«Il faut éteindre la démesure plus encore que l’incendie. » Cette pensée d’Héraclite, qui souligne la nécessité de la modération et de la pondération, garantes de l’harmonie du monde et des sociétés humaines, peut s’appliquer au couple « mémoire et oubli » – un couple antagoniste qui, comme toutes les forces contraires en jeu dans la nature et dans l’homme, n’est dynamique qu’au prix d’un subtil dosage de ces énergies et d’une répartition en souplesse de leurs rôles.
La « démesure » qui brise l’équilibre entre la mémoire et l’oubli n’est pas toujours évidente, elle advient parfois de façon paradoxale, par retournement, par négligence, par usure, par orgueil ou par honte, ou encore, plus gravement, au fil d’un long et pervers travail de sape ourdi par une volonté de trafiquer la mémoire de tel ou tel événement.

Le risque d’hypermnésie


Quand la mémoire se dilate, récoltant et conservant tout ce qui advient, amoncelant en vrac les souvenirs, elle s’asphyxie. Saturée de « données », elle ne parvient plus à les examiner, à les évaluer et à les trier en conséquence ; l’hypermnésie ne pense pas, faute de temps et d’espace mental. La sélection et la réflexion sont indispensables au bon fonctionnement de la mémoire qui doit savoir lâcher du lest opportunément, c’est-à-dire quand et là où c’est pertinent. C’est le principe de la jachère qui organise des temps de repos afin de préserver la richesse d’un sol, d’en relancer la fertilité. Ce risque d’hypermnésie couve dans notre société abreuvée de commémorations, de jubilés et de célébrations en tout genre, quoi qu’il en soit du bien-fondé de la plupart de ces rappels ; c’est leur rythme qui pose problème, et surtout la manière dont certains sont effectués avec une emphase visant davantage à émouvoir (le mot « émotion » est lâché à l’envi dans les médias à l’occasion de ces « cérémonies du souvenir ») qu’à informer, à subjuguer qu’à éduquer (le spectaculaire l’emportant sur le didactique, et la part héroïque de la personne, ou glorieuse du grand évènement que l’on exalte, occultant la part de complexité, d’ombres et de tensions qui leur est pourtant liée à égalité).
Lorsqu’on magnifie ou, à l’inverse, qu’on caricature tel personnage ou tel fait important de l’histoire, on l’appauvrit, et finalement on le banalise. Il arrive alors que l’oubli s’infiltre et s’installe en catimini là même où il était censé être interdit, exclu : au coeur de la mémoire peu à peu aveuglée à force d’éblouissements syncopés. L’oubli, dans ce cas, n’entame pas l’« imagerie » des souvenirs convoqués et mis en scène avec solennité ; au contraire, il la protège, il la lustre : ce qu’il affaiblit, c’est l’esprit critique, la réflexion. On n’est plus tout à fait dans la mémoire, pas totalement dans l’oubli, on flotte dans un entre-deux mouvant, confus, qui a un fort accent de fable.
Que ce soit au niveau collectif ou individuel, toute remémoration qui se satisfait de représentations sublimes et/ou tragiques, qui se complaît dans l’affectif en se laissant bercer de fables sans fournir un effort de discernement, de mise en perspective, risque de chavirer dans le passionnel et d’y tourner en rond ; de tels cercles se révèlent souvent de puissants creusets d’illusions, de ressentiment, de haine, de fièvres de revanche.
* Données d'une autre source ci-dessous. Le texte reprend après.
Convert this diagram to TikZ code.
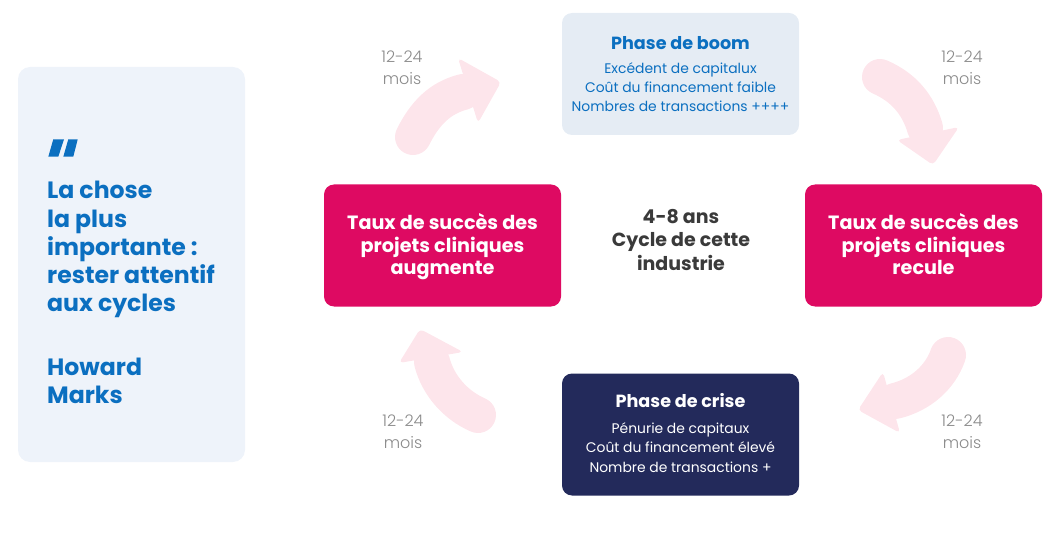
\documentclass[tikz,border=0pt]{standalone}
\usepackage{fontspec}
\setmainfont{Poppins}
\newfontfamily\plight{Poppins Light}
\definecolor{panelbg}{HTML}{EEF3FA}
\definecolor{boombg}{HTML}{E5ECF4}
\definecolor{qblue}{HTML}{0B6FC0}
\definecolor{cpink}{HTML}{DE0A62}
\definecolor{cnavy}{HTML}{232A5B}
\definecolor{apink}{HTML}{FDE5EB}
\definecolor{lgray}{HTML}{8A8A8A}
\definecolor{cdark}{HTML}{3A3A3A}
\tikzset{
  box/.style={rectangle, rounded corners=10pt, minimum width=237pt, minimum height=122pt, inner sep=0pt},
  pinktext/.style={inner sep=0pt, anchor=base, text=white, align=center, font=\bfseries\fontsize{19.2}{22.7}\selectfont},
  title/.style={inner sep=0pt, anchor=base, font=\bfseries\fontsize{17.6}{20}\selectfont},
  body/.style={inner sep=0pt, anchor=base, align=center, font=\fontsize{13.9}{19.3}\selectfont},
  lbl/.style={inner sep=0pt, anchor=base, align=center, text=lgray, font=\plight\fontsize{16}{22}\selectfont},
  quote/.style={inner sep=0pt, anchor=base west, align=left, text=qblue, font=\bfseries\fontsize{23.6}{28}\selectfont},
  shaft/.style={draw=apink, line width=36pt, line cap=round},
  head/.style={fill=apink, rounded corners=4pt}
}
\begin{document}
\begin{tikzpicture}[x=1pt,y=-1pt]
\useasboundingbox (0,0) rectangle (1054,537);
% left panel
\node[box, fill=panelbg, minimum width=227pt, minimum height=395pt, rounded corners=12pt] (panel) at (131.5,264.5) {};
\fill[qblue] (53.3,139.3) -- (64,139.3) -- (58.3,156.7) -- (48.3,156.7) -- cycle;
\fill[qblue] (68.3,139.3) -- (77.7,139.3) -- (73.3,156.7) -- (63.3,156.7) -- cycle;
\node[quote] (qtext) at (47,311) {La chose\\la plus\\importante :\\rester attentif\\aux cycles};
\node[quote] (qauth) at (47,403) {Howard\\Marks};
% arrows
\draw[shaft] (413,137) .. controls (425,113) and (440,98) .. (463,92);
\fill[head] (458,58) -- (501,82) -- (478,123) -- cycle;
\draw[shaft] (880,77) .. controls (903,87) and (918,104) .. (925,128);
\fill[head] (897,140) -- (959,127) -- (933,165) -- cycle;
\draw[shaft] (948,355) .. controls (940,378) and (920,395) .. (895,401);
\fill[head] (883,372) -- (858,410) -- (900,433) -- cycle;
\draw[shaft] (478,415) .. controls (455,405) and (438,385) .. (432,362);
\fill[head] (399,363) -- (420,329) -- (463,352) -- cycle;
% boxes
\node[box, fill=boombg] (boom) at (680.5,74) {};
\node[title, text=qblue] (boomt) at (680.5,50) {Phase de boom};
\node[body, text=qblue] (boomb) at (680.5,112) {Excédent de capitalux\\Coût du financement faible\\Nombres de transactions ++++};
\node[box, fill=cnavy] (crise) at (680.5,434.5) {};
\node[title, text=white] (criset) at (680.5,407) {Phase de crise};
\node[body, text=white] (criseb) at (680.5,472) {Pénurie de capitaux\\Coût du financement élevé\\Nombre de transactions +};
\node[box, fill=cpink] (up) at (442.5,245.5) {};
\node[pinktext] (upt) at (442.5,275) {Taux de succès des\\projets cliniques\\augmente};
\node[box, fill=cpink] (down) at (923.5,245.5) {};
\node[pinktext] (downt) at (923.5,275) {Taux de succès des\\projets cliniques\\recule};
\node[inner sep=0pt, anchor=base, align=center, text=cdark, font=\bfseries\fontsize{19}{23.5}\selectfont] (mid) at (681,270) {4-8 ans\\Cycle de cette\\industrie};
% labels
\node[lbl] (l1) at (402,85) {12-24\\mois};
\node[lbl] (l2) at (962,85) {12-24\\mois};
\node[lbl] (l3) at (403,448) {12-24\\mois};
\node[lbl] (l4) at (962,448) {12-24\\mois};
\end{tikzpicture}
\end{document}
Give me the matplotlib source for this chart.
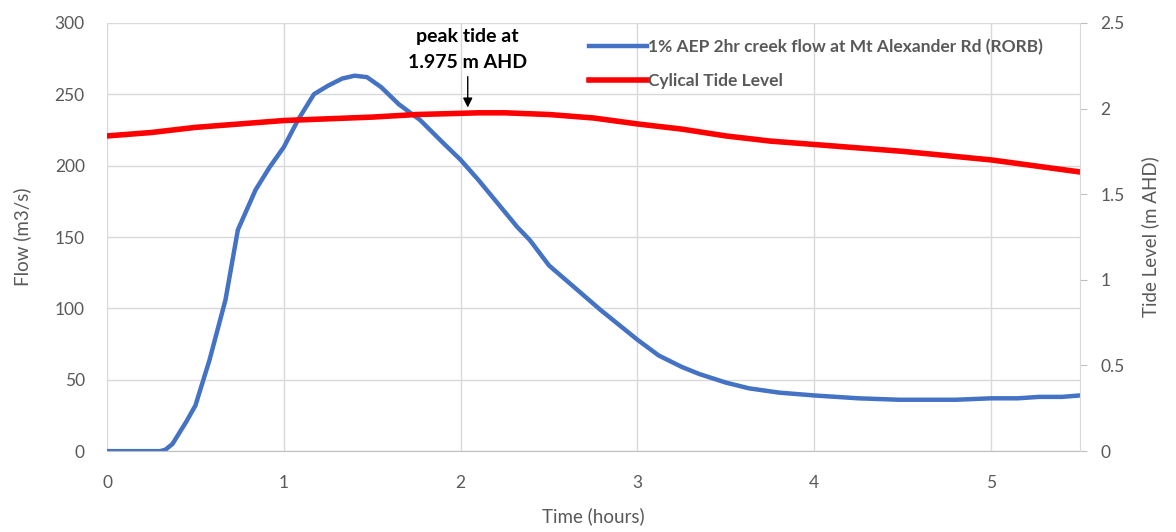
import matplotlib.pyplot as plt
import numpy as np

# flow hydrograph (hours, m3/s)
t_flow = [0, 0.1, 0.2, 0.3, 0.33, 0.37, 0.41, 0.45, 0.5, 0.58, 0.67, 0.74, 0.84, 0.92, 1.0,
          1.08, 1.17, 1.25, 1.33, 1.4, 1.47, 1.55, 1.65, 1.77, 1.9, 2.0, 2.1, 2.22, 2.32,
          2.39, 2.5, 2.65, 2.79, 2.9, 3.0, 3.12, 3.25, 3.35, 3.5, 3.63, 3.8, 4.0, 4.25,
          4.48, 4.8, 5.0, 5.15, 5.27, 5.4, 5.5]
flow = [0, 0, 0, 0, 1, 5, 13, 21, 32, 64, 106, 155, 183, 199, 213, 232, 250, 256, 261,
        263, 262, 255, 243, 232, 216, 204, 190, 172, 157, 148, 130, 114, 99, 88, 78, 67,
        59, 54, 48, 44, 41, 39, 37, 36, 36, 37, 37, 38, 38, 39]

# tide level (hours, m AHD)
t_tide = [0, 0.25, 0.5, 0.75, 1.0, 1.25, 1.5, 1.75, 2.0, 2.1, 2.25, 2.5, 2.75, 3.0,
          3.25, 3.5, 3.75, 4.0, 4.25, 4.5, 4.75, 5.0, 5.25, 5.5]
tide = [1.84, 1.86, 1.89, 1.91, 1.93, 1.94, 1.95, 1.965, 1.972, 1.975, 1.975, 1.965,
        1.945, 1.91, 1.88, 1.84, 1.81, 1.79, 1.77, 1.75, 1.725, 1.70, 1.665, 1.63]

grey = '#595959'
plt.rcParams['font.family'] = ['Lato', 'DejaVu Sans']

fig = plt.figure(figsize=(11.76, 5.32), dpi=100)
ax = fig.add_axes([0.091, 0.152, 0.827, 0.805])
ax2 = ax.twinx()

l1, = ax.plot(t_flow, flow, color='#4472C4', lw=3.2, label='1% AEP 2hr creek flow at Mt Alexander Rd (RORB)')
l2, = ax2.plot(t_tide, tide, color='#FF0000', lw=4, label='Cylical Tide Level')

ax.set_xlim(0, 5.5)
ax.set_ylim(0, 300)
ax2.set_ylim(0, 2.5)
ax.set_xticks(np.arange(0, 6, 1))
ax.set_yticks(np.arange(0, 301, 50))
ax2.set_yticks([0, 0.5, 1, 1.5, 2, 2.5])
ax2.set_yticklabels(['0', '0.5', '1', '1.5', '2', '2.5'])
ax.grid(True, color='#d9d9d9', lw=1)
ax.set_axisbelow(True)

for a in (ax, ax2):
    for s in a.spines.values():
        s.set_visible(False)
ax.spines['bottom'].set_visible(True)
ax.spines['bottom'].set_color('#bfbfbf')
ax2.spines['right'].set_visible(True)
ax2.spines['right'].set_color('#d9d9d9')

ax.tick_params(axis='x', length=0, labelsize=12.5, labelcolor=grey, pad=17)
ax.tick_params(axis='y', length=0, labelsize=12.5, labelcolor=grey, pad=16)
ax2.tick_params(axis='y', length=5, color='#bfbfbf', labelsize=12.5, labelcolor=grey, pad=10)

ax.set_xlabel('Time (hours)', fontsize=13.5, color=grey, labelpad=12)
ax.set_ylabel('Flow (m3/s)', fontsize=13.5, color=grey, labelpad=17)
ax2.set_ylabel('Tide Level (m AHD)', fontsize=13.5, color=grey, labelpad=12)

ax2.annotate('peak tide at\n1.975 m AHD', xy=(2.04, 1.99), xytext=(2.04, 2.47),
             ha='center', va='top', fontsize=14, fontweight='bold', color='black',
             linespacing=1.65,
             arrowprops=dict(arrowstyle='-|>', color='black', lw=1, mutation_scale=14))

leg = ax2.legend(handles=[l1, l2], loc='upper left', bbox_to_anchor=(0.48, 1.0),
                 frameon=False, fontsize=12.5, handlelength=3.3, handletextpad=0.1,
                 labelspacing=1.05)
for txt in leg.get_texts():
    txt.set_color(grey)
    txt.set_fontweight('bold')

fig.savefig('out.png', dpi=100)
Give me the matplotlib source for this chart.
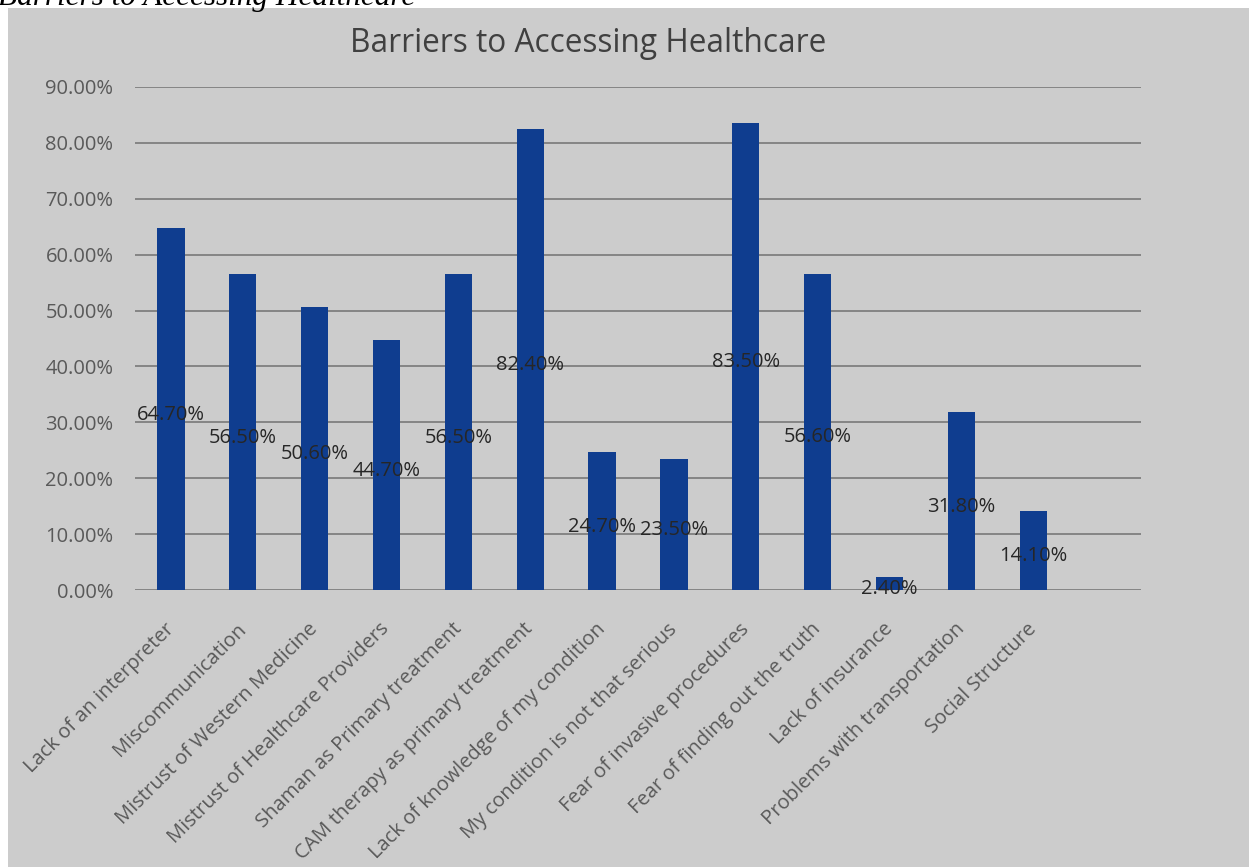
import matplotlib
matplotlib.use("Agg")
import matplotlib.pyplot as plt
from matplotlib.ticker import FuncFormatter, MultipleLocator
import numpy as np

categories = [
    "Lack of an interpreter",
    "Miscommunication",
    "Mistrust of Western Medicine",
    "Mistrust of Healthcare Providers",
    "Shaman as Primary treatment",
    "CAM therapy as primary treatment",
    "Lack of knowledge of my condition",
    "My condition is not that serious",
    "Fear of invasive procedures",
    "Fear of finding out the truth",
    "Lack of insurance",
    "Problems with transportation",
    "Social Structure",
]
values = [64.7, 56.5, 50.6, 44.7, 56.5, 82.4, 24.7, 23.5, 83.5, 56.6, 2.4, 31.8, 14.1]
title = "Barriers to Accessing Healthcare"

plt.rcParams['font.family'] = ['Open Sans', 'DejaVu Sans']

W, H = 1249, 867
fig = plt.figure(figsize=(W / 100, H / 100), dpi=100)
fig.patch.set_facecolor('white')

# grey chart background (starts at 8px from left/top)
bgax = fig.add_axes([8 / W, 0, 1 - 8 / W, 1 - 8 / H], zorder=-10)
bgax.set_facecolor('#cccccc')
bgax.set_xticks([])
bgax.set_yticks([])
for s in bgax.spines.values():
    s.set_visible(False)

# cut-off caption above the chart
fig.text(-2 / W, 1 - 5 / H, title, transform=fig.transFigure, fontsize=22.5,
         family=['Liberation Serif'], style='italic', color='black',
         ha='left', va='baseline', zorder=1)

left, right = 135 / W, 1141 / W
bottom, top = 1 - 590 / H, 1 - 87 / H
ax = fig.add_axes([left, bottom, right - left, top - bottom], zorder=1)
ax.set_facecolor('none')

x = np.arange(len(categories))
ax.bar(x, values, width=0.38, color='#0f3d8f', zorder=3)
ax.set_xlim(-0.5, len(categories) + 0.5)
ax.set_ylim(0, 90)
ax.yaxis.set_major_locator(MultipleLocator(10))
ax.yaxis.set_major_formatter(FuncFormatter(lambda v, p: f"{v:.2f}%"))
ax.grid(axis='y', color='#858585', linewidth=1.4, zorder=1)
ax.set_axisbelow(True)
for s in ax.spines.values():
    s.set_visible(False)
ax.tick_params(axis='y', length=0, pad=15.5, labelsize=14.5, labelcolor='#595959')
ax.tick_params(axis='x', length=0)
ax.set_xticks(x)
ax.set_xticklabels([])

for xi, v, c in zip(x, values, categories):
    ax.annotate(f"{v:.2f}%", xy=(xi, v / 2), xycoords='data', xytext=(0, -4),
                textcoords='offset points', ha='center', va='center',
                fontsize=14.5, color='#262626', zorder=4)
    ax.annotate(c, xy=(xi, 0), xycoords='data', xytext=(-5, -21),
                textcoords='offset points', rotation=45, rotation_mode='anchor',
                ha='right', va='top', fontsize=14.5, color='#595959')

fig.text(588 / W, 1 - 44 / H, title, ha='center', va='center', fontsize=22.8,
         color='#404040')

fig.savefig('out.png', dpi=100)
Les assassins de la mémoire


L’oubli peut s’insinuer dans les territoires de la mémoire de manière bien plus perfide : par la voie du mensonge, de l’imposture, d’insinuations fielleuses, d’infirmations plus ou moins amples de faits pourtant avérés, de négations. Toutes les entreprises « révisionnistes » procèdent ainsi, s’acharnant « à détruire non la vérité, qui est indestructible, mais la prise de conscience de la vérité », comme le note Pierre Vidal-Naquet en introduction à son ouvrage Les assassins de la mémoire 1. La vérité est en effet indestructible, mais le chemin qui y conduit peut, lui, être détourné, dégradé, obstrué. Perdu de vue. Il ne suffit donc pas de veiller sur la mémoire, sur les « archives » de la vérité, il faut tout autant veiller sur leur accessibilité, sur leur lisibilité, travailler à stimuler la prise de conscience de cette vérité.
Les révisionnistes n’attaquent pas de front et en bloc la réalité des événements passés qu’ils veulent nier, ou au moins minorer jusqu’à les rendre insignifiants, mais ils le font de façon oblique, par fragmentations et prélèvements épars, par estompage des preuves trop saillantes pour être contestées, par gommage des questions et des paradoxes qui résistent à leurs ergotements, et par gonflage d’infimes éléments susceptibles de corroborer leurs assertions fallacieuses. Ils instillent le poison lent de la suspicion dans les moindres recoins de tel ou tel événement réellement passé dont ils refusent l’authenticité avec hargne et opiniâtreté, afin d’ébranler toute certitude chez les autres, de leur brouiller les idées, et ainsi d’engourdir leur conscience. Un événement habilement amputé, déformé, patiemment « désactivé », a plus de chance de s’empoussiérer dans l’indifférence et de sombrer à jamais dans l’oubli qu’un événement trop massivement et brutalement escamoté qui, lui, garde la capacité de refaire surface. Ce processus aboutit à une sorte d’hypomnésie qui, pire que la carence de pensée de l’hypermnésie, « pense » en toute fausseté, brassant beaucoup de vent mou et poisseux.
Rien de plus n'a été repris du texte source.